Os preconceitos surgem da falta de informação, por isso, ao mostrarmos novas realidades aos outros, estamos a ajudar a desfazê-los. Apresentar estudos que mostram que manter uma vida sexual activa faz bem à saúde é algo benéfico e libertador. É como apresentar estudos que mostram que fazer exercício é importante. Não acho que isso vá fazer aumentar a pressão social em relação às pessoas preferem ficar no sofá.
Este livro tem como título uma pergunta: “E se eu morrer amanhã?”. Trata-se de uma questão que surgiu no decurso do desenvolvimento da psicologia da protagonista, ou é algo em que reflicta? O que faria hoje se soubesse que ia morrer amanhã?
É algo sobre o qual reflicto muito. Sofro de uma certa angústia existencial desde que o meu avô morreu, tinha eu 14 anos. Ele era relativamente novo (64 anos), muito activo e saudável. Foi um choque para mim perceber que tudo pode simplesmente acabar de um dia para o outro. Por isso, desde então, tenho vivido com essa noção de que não devemos adiar os nossos sonhos, os nossos objectivos, o que temos para dizer. Se eu morresse amanhã, hoje ia para a praia dar mergulhos no mar até ao pôr-do-sol, convidava as pessoas mais importantes da minha vida e comia e bebia tudo o que me apetecesse até, literalmente, cair para o lado.
À semelhança de outros textos seus, este livro possui um enredo a que poderíamos chamar “cinematográfico”. Como reagiria à possibilidade de adaptação audiovisual da sua obra?
Realmente os meus leitores costumam dizer que lêem os meus livros como se estivessem a ver um filme, o que para mim é um enorme elogio. Se houvesse interesse de algum realizador em adaptar um dos meus livros para cinema reagiria com enorme entusiasmo. Adorava ver as minhas personagens ganharem corpo e, sobretudo, ver a interpretação de outra pessoa sobre a minha obra.
O que pode adiantar-nos sobre o seu próximo livro?

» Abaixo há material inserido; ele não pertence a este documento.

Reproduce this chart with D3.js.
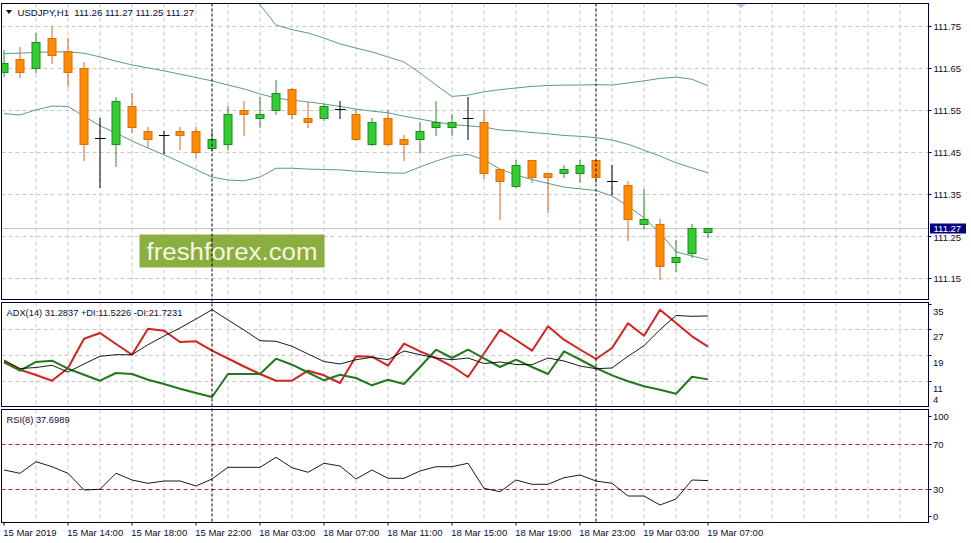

O meu próximo livro começou a ser escrito em 2020, mas tive de interromper quando surgiu a ideia para o “E se eu morrer amanhã?”, porque a personagem da Helena impôs-se de forma indiscutível. Retomei a escrita em Maio e conto publicá-lo no próximo ano. Posso adiantar que é um género completamente diferente do que tenho escrito até agora, porque considero importante um autor desafiar-se e sair da sua zona de conforto. É uma espécie de distopia num futuro próximo.